Saturday, August 7, 2010

He Keeps Coming Back

Let me paint you a picture: let's say you worked at a company that had a very good reputation within its industry, but it had hit a bit of a rough patch. The company was doing alright, but not as well as it used to and not as well as everyone else in the industry seems to think it should have been doing. So, the owner of the company decides to hire a new executive. This executive is coming from another company that also isn't doing so great, but no one thinks it was that guy's fault. At the first meeting you discover that the new executive is extremely charming guy: everyone completely buys in to his ideas and thinks that this is the guy to get the company back on the right track. The problems start a couple months later when it becomes clear the new executive doesn't have any idea how to execute the plans he laid out. The executive tells you all the company needs is some new personnel to make his vision into a reality and starts hiring new salespeople from other companies; except all he seems to be hiring are the salespeople nobody else wanted and, to make matters worse, he's giving them huge bonuses. The company starts to slide even further away from its glory days and goes from doing alright to doing horribly. What's worse, the executive keeps mortgaging the future to try and make an immediate profit, only his moves keeps sending the situation from bad to worse. All the while he's firing bright, young salespeople so he can hire more overpriced salespeople no one else wanted.

Just when everyone thinks the situation can't get any worse, executive gets caught up in a horrible scandal. He's caught embezzling money and has to have a lengthy trial, during which a lot of unsavory and embarrassing details come out. He sends your company to a level lower than people thought you could ever fall to. At this point most of your loyal customers decided they have had enough and stop doing business with you. They want nothing to do with you as long as that executive is around. In a last-ditch effort to prove that he wasn't an idiot to hire the executive, the owner of the company puts the executive in charge of production. While he's not as much of a disaster at this position, he still can't even start to fulfill the promises he made when first hired. Also, it doesn't bring back your loyal customers; many of whom have started to do business with the company down the street who used to be a laughingstock in comparison to your company. Finally the owner can't hide his mistake anymore and fires the executive. This day is generally hailed as the best day your company has had in a long time. The owner then brings in a old, wise executive who has been doing this for a very long time and has a long-term plan, but his first couple of years mostly have to be spent undoing all the terrible work that last guy did. Still, everything appears to at least be heading back in the right direction. The problem is that the owner still has a soft spot for that terrible executive. So, after a couple of years have passed and things are starting to look up, he decides that people would probably not notice if that guy was brought back. So, even though the executive is now doing a piss-poor job at a much smaller company, the owner re-hires him as a consultant to evaluate and hire new salespeople (in other words, the jobs he was fired from just two years earlier). That bad executive now has two jobs, neither of which he is particularly good at.

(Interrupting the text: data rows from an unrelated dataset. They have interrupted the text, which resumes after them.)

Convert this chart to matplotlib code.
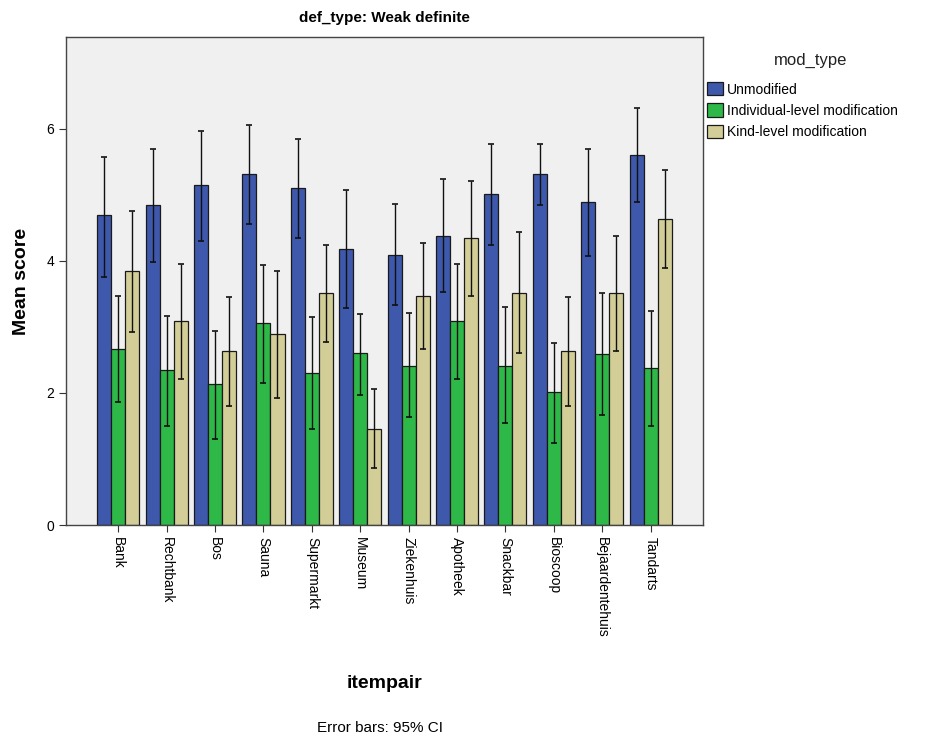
import matplotlib
matplotlib.use("Agg")
import matplotlib.pyplot as plt
import numpy as np
from matplotlib.patches import Patch

plt.rcParams['font.family'] = ['Liberation Sans', 'DejaVu Sans']

# item pairs on the x axis
itempairs = ["Bank", "Rechtbank", "Bos", "Sauna", "Supermarkt", "Museum",
             "Ziekenhuis", "Apotheek", "Snackbar", "Bioscoop", "Bejaardentehuis", "Tandarts"]
mod_types = ["Unmodified", "Individual-level modification", "Kind-level modification"]

# mean scores
unmod_mean = [4.69, 4.85, 5.15, 5.31, 5.10, 4.18, 4.09, 4.38, 5.02, 5.31, 4.89, 5.60]
indiv_mean = [2.67, 2.34, 2.14, 3.06, 2.30, 2.60, 2.41, 3.09, 2.41, 2.01, 2.59, 2.38]
kind_mean = [3.85, 3.09, 2.63, 2.89, 3.51, 1.46, 3.47, 4.35, 3.51, 2.64, 3.51, 4.64]

# 95% CI lower / upper
unmod_lo = [3.76, 3.99, 4.30, 4.56, 4.34, 3.29, 3.33, 3.53, 4.24, 4.84, 4.08, 4.89]
unmod_hi = [5.57, 5.70, 5.97, 6.06, 5.85, 5.07, 4.86, 5.24, 5.77, 5.77, 5.70, 6.31]
indiv_lo = [1.86, 1.50, 1.31, 2.15, 1.45, 1.97, 1.63, 2.21, 1.54, 1.24, 1.66, 1.50]
indiv_hi = [3.47, 3.17, 2.94, 3.94, 3.15, 3.20, 3.21, 3.96, 3.30, 2.76, 3.51, 3.24]
kind_lo = [2.93, 2.21, 1.80, 1.92, 2.77, 0.86, 2.66, 3.47, 2.60, 1.80, 2.64, 3.89]
kind_hi = [4.75, 3.96, 3.46, 3.85, 4.24, 2.06, 4.27, 5.21, 4.43, 3.46, 4.37, 5.38]

colors = ["#3E58AC", "#2EB848", "#D3CE97"]

fig = plt.figure(figsize=(9.26, 7.4), dpi=100)
ax = fig.add_axes([0.0713, 0.2905, 0.6877, 0.6595])
ax.set_facecolor("#F0F0F0")

x = np.arange(len(itempairs))
width = 0.29
series = [(unmod_mean, unmod_lo, unmod_hi),
          (indiv_mean, indiv_lo, indiv_hi),
          (kind_mean, kind_lo, kind_hi)]
for i, (mean, lo, hi) in enumerate(series):
    mean = np.array(mean)
    pos = x + (i - 1) * width
    ax.bar(pos, mean, width, color=colors[i], edgecolor="#1a1a1a", linewidth=0.9,
           label=mod_types[i], zorder=2)
    yerr = np.vstack([mean - np.array(lo), np.array(hi) - mean])
    ax.errorbar(pos, mean, yerr=yerr, fmt="none", ecolor="#111111", elinewidth=1.0,
                capsize=2, capthick=1.2, zorder=3)

ax.set_xlim(-1.08, len(itempairs) - 1 + 1.08)
ax.set_ylim(0, 7.39)
ax.set_yticks([0, 2, 4, 6])
ax.set_xticks(x)
ax.set_xticklabels(itempairs, rotation=-90, fontsize=10)
ax.tick_params(axis="y", labelsize=10, length=5, color="#333333")
ax.tick_params(axis="x", length=5, color="#333333")
for sp in ax.spines.values():
    sp.set_color("#444444")
    sp.set_linewidth(1.0)

ax.set_title("def_type: Weak definite", fontsize=11, fontweight="bold", pad=11)
ax.set_ylabel("Mean score", fontsize=14, fontweight="bold", labelpad=12)
fig.text(0.415, 0.077, "itempair", fontsize=14, fontweight="bold", ha="center", va="center")
fig.text(0.41, 0.016, "Error bars: 95% CI", fontsize=11, ha="center", va="center")

# legend title drawn separately so it can sit higher above the entries
fig.text(0.875, 0.919, "mod_type", fontsize=12, ha="center", va="center", color="#222222")
handles = [Patch(facecolor=c, edgecolor="#1a1a1a", linewidth=0.9) for c in colors]
fig.legend(handles, mod_types, loc="upper left",
           bbox_to_anchor=(0.764, 0.889), frameon=False, fontsize=10,
           handlelength=1.1, handleheight=1.1,
           handletextpad=0.3, labelspacing=0.5, borderaxespad=0, borderpad=0)

fig.savefig("out.png", dpi=100)
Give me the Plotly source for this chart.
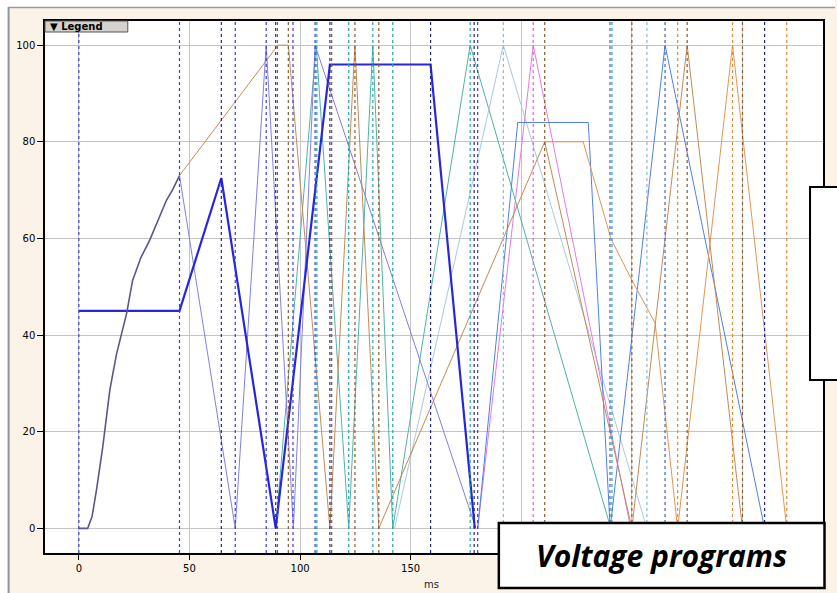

Could you imagine that ever actually happening or a company being owned by someone that stupid? Well, this week it did. The bad executive was Isiah Thomas, the owner was James Dolan and the company was the New York Knicks. Just two years after being run out of town as the worst executive in history, Thomas was brought back as a consultant and talent evaluator. There can be only three reasons Dolan would even consider this move: either he was dropped on his head as a child, Thomas has incriminating photos of him, or Dolan literally hates his own fans. There can be no other reason. I have never been happier to not be a Knick fan than I am right now. For three years they were promised that they would be getting LeBron James and Chris Bosh in free agency. They ended up with Amare Stoudemire: a man with a bad knee, questionable defensive skills and who won't be playing with an elite point guard for the first time in his career (but at least they didn't give him $20 million a year... oh, wait, they totally did). And now Thomas, the man who ran the franchise into the ground, is back in the fold. He's supposedly being brought in to court players like Carmelo Anthony, which should pretty much guarantee Anthony never signs with the Knicks. I've said before that one of the reasons I love sports is that there is a reason behind everything: nothing happens without a cause. Well, if Knick fans want to know why you continue to sink as a franchise, it's because you are owned by a man like James Dolan. There is nothing worse than being stuck with a bad owner, because it's not like they can be fired. You're only hope is that he goes bankrupt before he puts Isiah in charge of Madison Square Garden, otherwise the Knicks are going to end up playing at some outdoor court by the river.